▶ [PROBLEM DETAILS] Copy out every record below exactly as written, but leave out any pictures.

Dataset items

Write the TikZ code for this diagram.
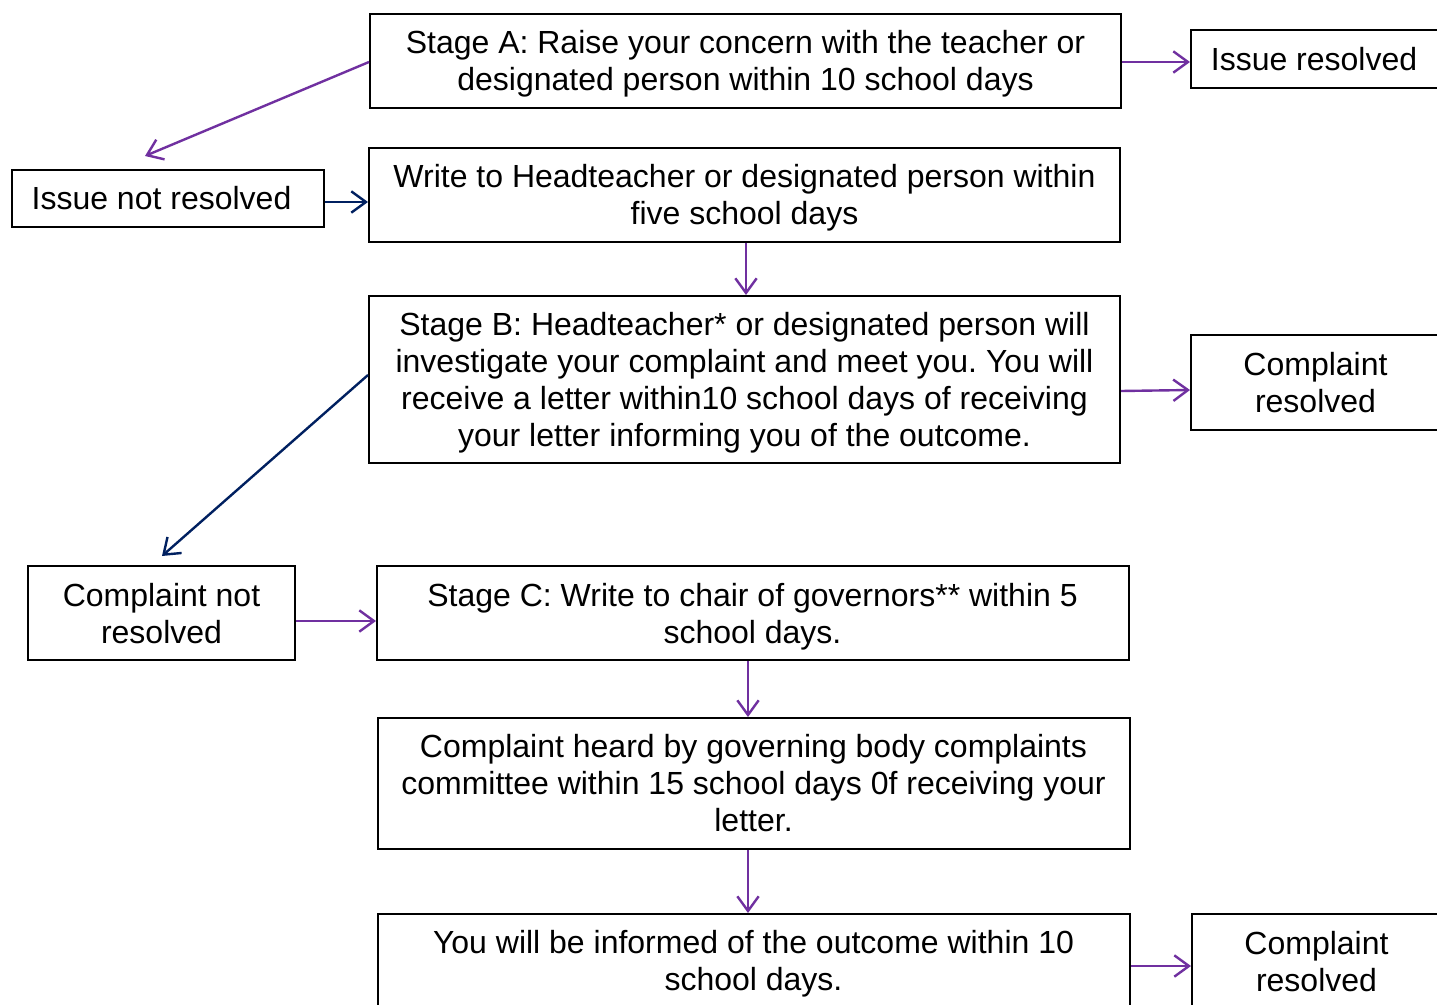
\documentclass[tikz,border=0pt]{standalone}
\usepackage{fontspec}
\setmainfont{Liberation Sans}
\usetikzlibrary{arrows.meta,calc}
\definecolor{arrpurple}{HTML}{7030A0}
\definecolor{arrnavy}{HTML}{002060}
\frenchspacing
\begin{document}
\begin{tikzpicture}[x=0.75pt,y=-0.75pt,
  box/.style={draw=black,line width=1.5pt,inner sep=0pt},
  txt/.style={inner sep=0pt,align=center,
    font=\fontsize{24pt}{27.75pt}\selectfont},
  parr/.style={draw=arrpurple,line width=1.8pt,-{Straight Barb[length=11pt,width=16pt,line width=1.8pt]}},
  narr/.style={draw=arrnavy,line width=1.8pt,-{Straight Barb[length=11pt,width=16pt,line width=1.8pt]}}]
\clip (0,0) rectangle (1437,1005);
\fill[white] (0,0) rectangle (1437,1005);
% boxes
\node[box,minimum width=751*0.75pt,minimum height=94*0.75pt] (A) at (745.5,61) {};
\node[txt] (At) at (745.5,64)
  {Stage A: Raise your concern with the teacher or\\designated person within 10 school days};
\node[box,minimum width=249*0.75pt,minimum height=58*0.75pt] (IR) at (1315.5,59) {};
\node[txt] (IRt) at (1314,59) {Issue resolved};
\node[box,minimum width=312*0.75pt,minimum height=57*0.75pt] (INR) at (168,198.5) {};
\node[txt] (INRt) at (161.5,198.5) {Issue not resolved};
\node[box,minimum width=751*0.75pt,minimum height=94*0.75pt] (W) at (744.5,195) {};
\node[txt] (Wt) at (744.5,198)
  {Write to Headteacher or designated person within\\five school days};
\node[box,minimum width=751*0.75pt,minimum height=167*0.75pt] (B) at (744.5,379.5) {};
\node[txt] (Bt) at (744.5,382.5)
  {Stage B: Headteacher* or designated person will\\investigate your complaint and meet you. You will\\receive a letter within10 school days of receiving\\your letter informing you of the outcome.};
\node[box,minimum width=249*0.75pt,minimum height=95*0.75pt] (CR1) at (1315.5,382.5) {};
\node[txt] (CR1t) at (1315.5,383) {Complaint\\resolved};
\node[box,minimum width=267*0.75pt,minimum height=94*0.75pt] (CNR) at (161.5,613) {};
\node[txt] (CNRt) at (161.5,614) {Complaint not\\resolved};
\node[box,minimum width=752*0.75pt,minimum height=94*0.75pt] (C) at (753,613) {};
\node[txt] (Ct) at (752.5,617)
  {Stage C: Write to chair of governors** within 5\\school days.};
\node[box,minimum width=752*0.75pt,minimum height=131*0.75pt] (CH) at (754,783.5) {};
\node[txt] (CHt) at (753.5,783.5)
  {Complaint heard by governing body complaints\\committee within 15 school days 0f receiving your\\letter.};
\node[box,minimum width=752*0.75pt,minimum height=95*0.75pt] (Y) at (754,961.5) {};
\node[txt] (Yt) at (753.5,963.5)
  {You will be informed of the outcome within 10\\school days.};
\node[box,minimum width=249*0.75pt,minimum height=95*0.75pt] (CR2) at (1316.5,961.5) {};
\node[txt] (CR2t) at (1316.5,961.5) {Complaint\\resolved};
% free ends
\coordinate (e1) at (145,156);
\coordinate (e2) at (162,556);
% connectors
\draw[parr] (A.west |- 0,62) -- (e1);
\draw[parr] (A.east |- 0,62) -- (IR.west |- 0,62);
\draw[narr] (INR.east |- 0,202) -- (W.west |- 0,202);
\draw[parr] (746,0 |- W.south) -- (746,0 |- B.north);
\draw[parr] (B.east |- 0,391) -- (CR1.west |- 0,390);
\draw[narr] (B.west |- 0,375) -- (e2);
\draw[parr] (CNR.east |- 0,621) -- (C.west |- 0,621);
\draw[parr] (748,0 |- C.south) -- (748,0 |- CH.north);
\draw[parr] (748,0 |- CH.south) -- (748,0 |- Y.north);
\draw[parr] (Y.east |- 0,966) -- (CR2.west |- 0,966);
\end{tikzpicture}
\end{document}
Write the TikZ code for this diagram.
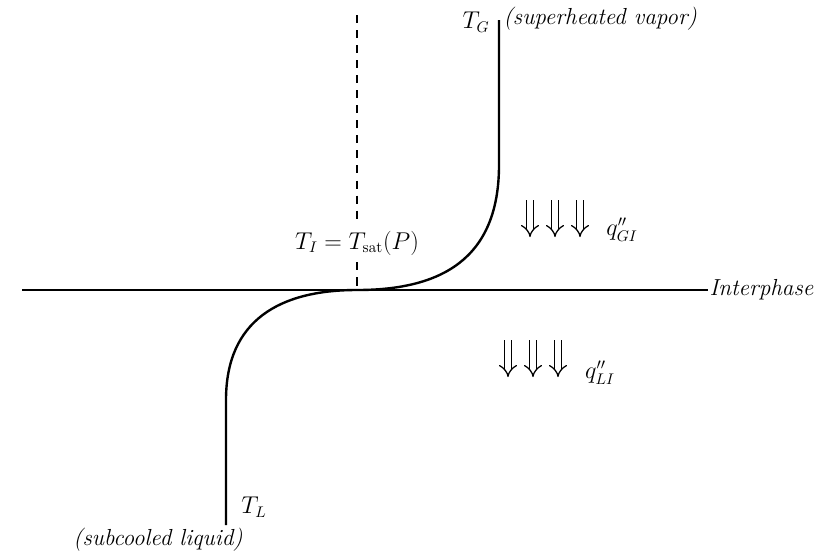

▶ [EXERCISE RESPONSE]
Write the TikZ code for this diagram.
\documentclass[tikz,border=0pt]{standalone}
\usepackage{fontspec}
\setmainfont{Liberation Sans}
\usetikzlibrary{arrows.meta,calc}
\definecolor{arrpurple}{HTML}{7030A0}
\definecolor{arrnavy}{HTML}{002060}
\frenchspacing
\begin{document}
\begin{tikzpicture}[x=0.75pt,y=-0.75pt,
  box/.style={draw=black,line width=1.5pt,inner sep=0pt},
  txt/.style={inner sep=0pt,align=center,
    font=\fontsize{24pt}{27.75pt}\selectfont},
  parr/.style={draw=arrpurple,line width=1.8pt,-{Straight Barb[length=11pt,width=16pt,line width=1.8pt]}},
  narr/.style={draw=arrnavy,line width=1.8pt,-{Straight Barb[length=11pt,width=16pt,line width=1.8pt]}}]
\clip (0,0) rectangle (1437,1005);
\fill[white] (0,0) rectangle (1437,1005);
% boxes
\node[box,minimum width=751*0.75pt,minimum height=94*0.75pt] (A) at (745.5,61) {};
\node[txt] (At) at (745.5,64)
  {Stage A: Raise your concern with the teacher or\\designated person within 10 school days};
\node[box,minimum width=249*0.75pt,minimum height=58*0.75pt] (IR) at (1315.5,59) {};
\node[txt] (IRt) at (1314,59) {Issue resolved};
\node[box,minimum width=312*0.75pt,minimum height=57*0.75pt] (INR) at (168,198.5) {};
\node[txt] (INRt) at (161.5,198.5) {Issue not resolved};
\node[box,minimum width=751*0.75pt,minimum height=94*0.75pt] (W) at (744.5,195) {};
\node[txt] (Wt) at (744.5,198)
  {Write to Headteacher or designated person within\\five school days};
\node[box,minimum width=751*0.75pt,minimum height=167*0.75pt] (B) at (744.5,379.5) {};
\node[txt] (Bt) at (744.5,382.5)
  {Stage B: Headteacher* or designated person will\\investigate your complaint and meet you. You will\\receive a letter within10 school days of receiving\\your letter informing you of the outcome.};
\node[box,minimum width=249*0.75pt,minimum height=95*0.75pt] (CR1) at (1315.5,382.5) {};
\node[txt] (CR1t) at (1315.5,383) {Complaint\\resolved};
\node[box,minimum width=267*0.75pt,minimum height=94*0.75pt] (CNR) at (161.5,613) {};
\node[txt] (CNRt) at (161.5,614) {Complaint not\\resolved};
\node[box,minimum width=752*0.75pt,minimum height=94*0.75pt] (C) at (753,613) {};
\node[txt] (Ct) at (752.5,617)
  {Stage C: Write to chair of governors** within 5\\school days.};
\node[box,minimum width=752*0.75pt,minimum height=131*0.75pt] (CH) at (754,783.5) {};
\node[txt] (CHt) at (753.5,783.5)
  {Complaint heard by governing body complaints\\committee within 15 school days 0f receiving your\\letter.};
\node[box,minimum width=752*0.75pt,minimum height=95*0.75pt] (Y) at (754,961.5) {};
\node[txt] (Yt) at (753.5,963.5)
  {You will be informed of the outcome within 10\\school days.};
\node[box,minimum width=249*0.75pt,minimum height=95*0.75pt] (CR2) at (1316.5,961.5) {};
\node[txt] (CR2t) at (1316.5,961.5) {Complaint\\resolved};
% free ends
\coordinate (e1) at (145,156);
\coordinate (e2) at (162,556);
% connectors
\draw[parr] (A.west |- 0,62) -- (e1);
\draw[parr] (A.east |- 0,62) -- (IR.west |- 0,62);
\draw[narr] (INR.east |- 0,202) -- (W.west |- 0,202);
\draw[parr] (746,0 |- W.south) -- (746,0 |- B.north);
\draw[parr] (B.east |- 0,391) -- (CR1.west |- 0,390);
\draw[narr] (B.west |- 0,375) -- (e2);
\draw[parr] (CNR.east |- 0,621) -- (C.west |- 0,621);
\draw[parr] (748,0 |- C.south) -- (748,0 |- CH.north);
\draw[parr] (748,0 |- CH.south) -- (748,0 |- Y.north);
\draw[parr] (Y.east |- 0,966) -- (CR2.west |- 0,966);
\end{tikzpicture}
\end{document}
Write the TikZ code for this diagram.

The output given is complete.